When your children are very little and you operate largely untroubled by the school year, school holidays mean very little - except less traffic on the roads.
Granted, my kids did go to kindy sessions from the age of two, and I do remember the looks of exhaustion and resignation we'd have on the last day of the kindy term (the kindy calender runs to the school calender). "Oh God, what are we going to do without kindy?!" I'd bleat to the other mothers. "And playgroup, and music group!" Because even though you'd only get about half-an-hour to yourself by the time you dropped your child off, withstood the inevitable parting scene, bundled the smaller child back in the car and made it back into the house (the same in reverse to pick them up), there was a sense somehow of a little it of space in the day to get things done. A little, tiny bit of space.

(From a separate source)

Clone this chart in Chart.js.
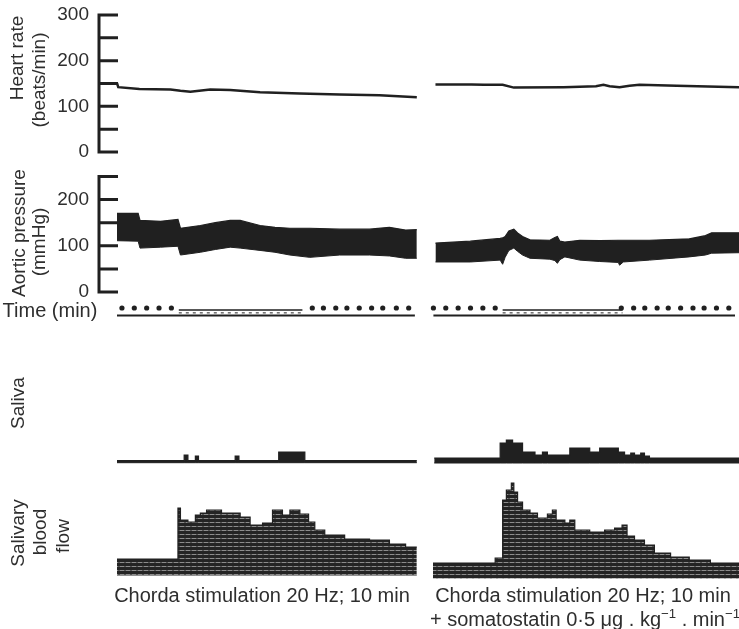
<!DOCTYPE html>
<html>
<head>
<meta charset="utf-8">
<script src="https://cdn.jsdelivr.net/npm/chart.js@4.4.1/dist/chart.umd.min.js"></script>
<style>
  body { margin: 0; background: #fff; }
  #wrap { position: relative; width: 739px; height: 629px; overflow: hidden;
          font-family: 'Liberation Sans', Arial, sans-serif; color: #2e2e2e; }
  canvas { position: absolute; left: 0; }
  .lab { position: absolute; white-space: nowrap; line-height: 1; font-size: 19px;
         transform: translate(-50%, -50%); }
  .rot { transform: translate(-50%, -50%) rotate(-90deg); }
  .cap { font-size: 20px; }
  sup { font-size: 0.66em; vertical-align: 0; position: relative; top: -0.6em; }
</style>
</head>
<body>
<div id="wrap">
  <canvas id="hr" width="739" height="165" style="top:0px"></canvas>
  <canvas id="ap" width="739" height="145" style="top:165px"></canvas>
  <canvas id="tm" width="739" height="25" style="top:300px"></canvas>
  <canvas id="sa" width="739" height="150" style="top:325px"></canvas>
  <canvas id="bf" width="739" height="110" style="top:475px"></canvas>

  <div class="lab rot" style="left:16px;top:58px">Heart rate</div>
  <div class="lab rot" style="left:38px;top:80px">(beats/min)</div>
  <div class="lab rot" style="left:18px;top:233px">Aortic pressure</div>
  <div class="lab rot" style="left:38px;top:242px">(mmHg)</div>
  <div class="lab" style="left:50px;top:310px;font-size:20px">Time (min)</div>
  <div class="lab rot" style="left:17px;top:403px">Saliva</div>
  <div class="lab rot" style="left:17px;top:533px">Salivary</div>
  <div class="lab rot" style="left:39px;top:532px">blood</div>
  <div class="lab rot" style="left:62px;top:536px">flow</div>

  <div class="lab cap" style="left:262px;top:595px">Chorda stimulation 20 Hz; 10 min</div>
  <div class="lab cap" style="left:583px;top:595px">Chorda stimulation 20 Hz; 10 min</div>
  <div class="lab cap" style="left:585px;top:619px">+ somatostatin 0·5 μg . kg<sup>−1</sup> . min<sup>−1</sup></div>
</div>

<script>
// time axis is in minutes; left record then right record (after a break)
const X_MAX = 50;

// heart rate (beats/min)
const hrLeftT = [0, 0.1, 1.8, 4.3, 5.1, 5.9, 7.5, 9.1, 11.5, 14.7, 17.9, 21.1, 24.1];
const hrLeftV = [151, 142, 138, 137, 134, 132, 137, 136, 131, 128, 126, 124, 120];
const hrRightT = [25.6, 28.5, 29.5, 31.0, 31.9, 35.9, 38.5, 39.1, 39.6, 40.4, 41.2, 42.0, 45, 50];
const hrRightV = [148, 148, 147, 147, 141, 142, 144, 147, 144, 142, 145, 147, 145, 142];

// aortic pressure envelope (mmHg): systolic top / diastolic bottom
const apLeftT = [0, 1.7, 1.85, 3.5, 4.9, 5.1, 6.7, 7.9, 9.1, 9.9, 11.5, 12.7, 13.9, 15.5, 17.9, 20.3, 21.9, 23.2, 24.1];
const apLeftTop = [170, 170, 155, 153, 157, 138, 144, 150, 155, 155, 144, 140, 138, 138, 136, 136, 140, 134, 135];
const apLeftBot = [111, 110, 95, 97, 99, 80, 86, 92, 97, 95, 90, 86, 80, 75, 80, 80, 78, 73, 73];
const apRightT = [25.6, 28.4, 30.8, 31.0, 31.2, 31.5, 31.9, 32.2, 32.6, 33.2, 34.8, 35.2, 35.4, 35.6, 36.0, 37.2, 38.8, 40.3, 40.4, 40.7, 42.8, 46.0, 47.3, 47.8, 50];
const apRightTop = [106, 110, 116, 117, 120, 132, 136, 128, 120, 113, 112, 118, 120, 110, 108, 112, 111, 112, 112, 112, 112, 115, 122, 128, 128];
const apRightBot = [65, 65, 69, 60, 75, 90, 95, 88, 80, 73, 71, 68, 62, 70, 76, 69, 66, 64, 58, 65, 69, 76, 80, 84, 85];

// time marker: one dot per minute, stimulation periods, base lines
const timeDots = [0.4, 1.4, 2.4, 3.4, 4.4, 15.8, 16.7, 17.7, 18.6, 19.6, 20.6, 21.5, 22.6, 23.6,
                  25.6, 26.6, 27.6, 28.6, 29.6, 30.6, 40.8, 41.8, 42.7, 43.7, 44.6, 45.6, 46.6, 47.5, 48.5, 49.5];
const recordSpans = [[0, 24.1], [25.6, 50]];
const stimSpans = [[5.0, 15.0], [31.2, 40.9]];

// saliva (arbitrary units, stepped record)
const salLeftT = [0, 5.4, 5.7, 6.3, 6.55, 9.5, 9.8, 13.0, 15.1, 24.1];
const salLeftTop = [2.3, 8, 2.3, 7, 2.3, 7, 2.3, 11, 2.3, 2.3];
const salLeftBot = [0.3, 0.3, 0.3, 0.3, 0.3, 0.3, 0.3, 0.3, 0.3, 0.3];
const salRightT = [25.5, 30.8, 31.3, 31.8, 32.6, 33.6, 34.2, 34.6, 36.4, 38.0, 38.8, 40.3, 40.8, 41.3, 41.6, 42.1, 42.4, 42.8, 50];
const salRightTop = [5, 20, 23, 20, 11, 8, 11, 8, 15, 11, 15, 11, 8, 10, 8, 10, 7, 5, 5];

// salivary blood flow (arbitrary units, stepped record)
const bfLeftT = [0, 4.9, 5.1, 5.7, 6.3, 6.7, 7.2, 8.4, 9.9, 10.7, 11.7, 12.5, 13.3, 13.9, 14.7, 15.4, 15.9, 16.7, 18.3, 20.3, 21.9, 23.2, 24.1];
const bfLeftTop = [21, 72, 60, 58, 65, 67, 70, 67, 63, 55, 57, 70, 65, 70, 66, 58, 50, 45, 41, 40, 36, 33, 33];
const bfRightT = [25.4, 30.4, 31.0, 31.3, 31.7, 31.9, 32.2, 32.6, 33.2, 33.8, 34.6, 35.0, 35.3, 36.0, 36.4, 36.8, 38.0, 39.2, 40.0, 40.6, 41.0, 41.6, 42.4, 43.2, 44.5, 46.0, 47.7, 50];
const bfRightTop = [17, 22, 80, 90, 97, 88, 78, 70, 67, 62, 66, 70, 60, 57, 60, 50, 48, 50, 52, 55, 44, 40, 35, 27, 23, 20, 17, 15];
const bfLeftBase = 5;
const bfRightBase = 2;

const INK = '#202020';
Chart.defaults.font.family = "'Liberation Sans', Arial, sans-serif";
Chart.defaults.color = '#2e2e2e';

const pts = (xs, ys) => xs.map((x, i) => ({x: x, y: Array.isArray(ys) ? ys[i] : ys}));

function stripes() {
  const c = document.createElement('canvas');
  c.width = 6; c.height = 4;
  const g = c.getContext('2d');
  g.fillStyle = '#242424'; g.fillRect(0, 0, 6, 4);
  g.fillStyle = '#8c8c8c'; g.fillRect(0, 3, 4, 1);
  g.fillStyle = '#555'; g.fillRect(4, 3, 2, 1);
  return g.createPattern(c, 'repeat');
}

// axis drawn like the original: spine left of the plot, ticks pointing right
const spinePlugin = {
  id: 'spine',
  afterDraw(chart, args, opts) {
    if (!opts.show) return;
    const {ctx, chartArea} = chart;
    const y = chart.scales.y;
    const x0 = chartArea.left - 18;
    ctx.save();
    ctx.strokeStyle = INK;
    ctx.lineWidth = 3;
    ctx.beginPath();
    ctx.moveTo(x0, y.getPixelForValue(y.max) - 1.5);
    ctx.lineTo(x0, y.getPixelForValue(0) + 1.5);
    for (let v = 0; v <= y.max; v += 50) {
      const py = y.getPixelForValue(v);
      ctx.moveTo(x0, py);
      ctx.lineTo(chartArea.left + 1, py);
    }
    ctx.stroke();
    ctx.restore();
  }
};

function makeChart(id, datasets, yMin, yMax, padTop, padBottom, withAxis) {
  return new Chart(document.getElementById(id), {
    type: 'line',
    data: {datasets: datasets},
    options: {
      responsive: false,
      animation: false,
      events: [],
      layout: {padding: {top: padTop, bottom: padBottom, left: 0, right: 0}},
      elements: {point: {radius: 0}, line: {tension: 0}},
      scales: {
        x: {type: 'linear', min: 0, max: X_MAX, display: false},
        y: {
          min: yMin, max: yMax,
          grid: {display: false, drawTicks: false},
          border: {display: false},
          ticks: {
            display: withAxis,
            stepSize: 50,
            padding: 28,
            font: {size: 19},
            color: '#2e2e2e',
            callback: v => (v % 100 === 0 ? v : '')
          },
          afterFit: s => { s.width = 117; s.paddingTop = 0; s.paddingBottom = 0; }
        }
      },
      plugins: {
        legend: {display: false},
        tooltip: {enabled: false},
        spine: {show: withAxis}
      }
    },
    plugins: [spinePlugin]
  });
}

const line = (data, w) => ({data: data, borderColor: INK, borderWidth: w, fill: false, clip: false, pointRadius: 0});
const band = (xs, lo, hi, color, stepped) => [
  {data: pts(xs, lo), borderColor: color, borderWidth: 1, fill: false, clip: false, stepped: stepped},
  {data: pts(xs, hi), borderColor: INK, borderWidth: 1.2, backgroundColor: color, fill: '-1', clip: false, stepped: stepped}
];

// heart rate
makeChart('hr', [
  line(pts(hrLeftT, hrLeftV), 2.5),
  line(pts(hrRightT, hrRightV), 2.5)
], 0, 300, 15, 13, true);

// aortic pressure
makeChart('ap', [
  ...band(apLeftT, apLeftBot, apLeftTop, INK, false),
  ...band(apRightT, apRightBot, apRightTop, INK, false)
], 0, 250, 11.5, 18, true);

// time marker
const tmSets = [];
recordSpans.forEach(s => tmSets.push(line(pts(s, 0), 2.2)));
stimSpans.forEach(s => {
  tmSets.push(line(pts(s, 0.75), 1.5));
  tmSets.push(Object.assign(line(pts(s, 0.35), 1), {borderDash: [3, 4]}));
});
tmSets.push({data: pts(timeDots, 1), showLine: false, pointRadius: 2.6,
             pointBackgroundColor: INK, pointBorderWidth: 0, clip: false});
makeChart('tm', tmSets, 0, 1, 8, 9.5, false);

// saliva
makeChart('sa', [
  ...band(salLeftT, salLeftBot, salLeftTop, INK, true),
  ...band(salRightT, salRightT.map(() => 0), salRightTop, INK, true)
], 0, 100, 38, 12, false);

// salivary blood flow
const hatch = stripes();
makeChart('bf', [
  ...band(bfLeftT, bfLeftT.map(() => bfLeftBase), bfLeftTop, hatch, true),
  ...band(bfRightT, bfRightT.map(() => bfRightBase), bfRightTop, hatch, true)
], 0, 100, 5, 5, false);
</script>
</body>
</html>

School holidays with older kids are a different beast. The children are dog-tired by the time the school term ends, so they seem to need a day or two to decompress. After that, it's all action. All manner of businesses are lining up to take your cash during the holdiays so you do find yourself cramming like a tuna into the latest kids movie, cramming your kids into the park along with 95 other families, cramming them onto bouncy castles and other amusements. You get the picture. If your darling husband hasn't - well in advance - planned to take time off during the holidays and you are stuck at home, you have to join the melee of everyone else trying to keep themselves from going insane.
I feel that I can say I have made an art of the 'play-date'. This holidays I practically had playdates lined up every day, back-to-back, and not always purposefully - they just seemed to happen organically. As you got the chance to drop your kids around at someone else's house you took it, knowing full well you would get your own and others back on another day. At one point I had four five-year-old boys and a baby to look after one of the days and that just about did me in.
As always, I ended the holidays with huge respect for primary school teachers.
It's not so much that the children are badly behaved - although they tend to fight like cats and dogs - it's just that the sheer volume of noise, the chaos, and the energy are usually used up at school during the term, leaving the tired, hungry and totally crabby child for mum to cope with over the witching hour. Which, with your best fishwife's voice and a bit of Playhouse Disney, you have learnt to cope with.
For those at home with their kids during the holidays, active parenting, rather than relentless household administration is required. No wonder when the 'holidays' end, another one feels like it is past due.